Top issues in India’s elections are perennial — government corruption, nepotism and economic growth — but also playing a major factor is the burgeoning Islamization of the country. The bulk of India’s population, around 80% Hindu, is concerned about past government policies that appear to have favored Muslims. The most popular candidate for prime minister, Narendra Modi, has been painted for years as virulently anti-Muslim in an effort to undermine his political power during years of dedicated government service as Chief Minister of the state of Gujarat. He has been the subject of eight-years of rigorous investigations and most recently by India’s Supreme Court-appointed Special Investigation Team (SIT), which found no wrong doing on his part, and he has been legally exonerated of all framed charges in 2010. Yet, he has been denied a U.S. visa, despite this lack of proof. The outcome of the elections in India will help determine if the country will slide further under Muslim influence or pursue a path toward democracy and away from preferential laws for Muslims.

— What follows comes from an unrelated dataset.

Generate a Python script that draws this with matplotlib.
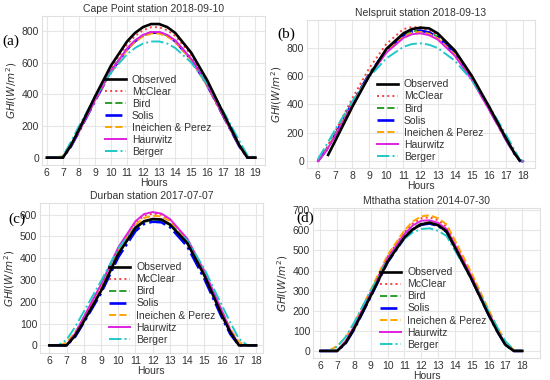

Those preferential laws were created under the rule of the Indian National Congress (INC), or “the Congress.” Formed in 1885, the party played a major role in freeing the country from British colonial rule in 1947. But, in more modern times, the pro-Muslim Nehru-Gandhi dynasty, has lost support. As the economic growth of India has slowed significantly, government corruption has become rampant and infrastructure deficiencies abound. Modi, a statesman of the country’s other major political party, the Bharatiya Janata Party (BJP), has pledged to institute good governance, end corruption, boost economic growth, and adopt a uniform civil code to foster equal gender justice and equality for Indian Muslim women who are currently governed by Sharia law.
Modi and Gujarat Riots
Although he is clearly the popular favorite for prime minister, Modi must contend with fallout from ongoing Hindu-Muslim strife in India. A major cause of that strife was the defunct Babri Mosque, which was provocatively built by Muslims in 1527 over a Hindu sacred site in Ajodhya believed to be the birthplace of the Hindu Deity, Rama. A study released later by the Archaeological Society of India concluded that excavations revealed distinctive features of a massive, 10th century Hindu temple and the existence of human activity at the site as early as the 13th century B.C. (The violent conversion of non-Muslims’ places of worship into mosques is common worldwide and there is historically documented evidence that at least 2000 mosques in India have been forcibly built on top of demolished Hindu temples at sacred sites). (See Chapter 10 and Appendix of this online book at this link: http://www.voiceofdharma.com/books/htemples1/ )
Conflicts over the Ajodhya site occurred numerous times over the years and culminated in 1992 with the razing of the abandoned mosque structure by a gathering of over 1.1 million Hindu volunteers who had assembled there for a rally. Violence then broke out across India and more than 2,000 people died, as Muslims used the demolition of Babri Mosque as an excuse for ongoing terrorist attacks ever since.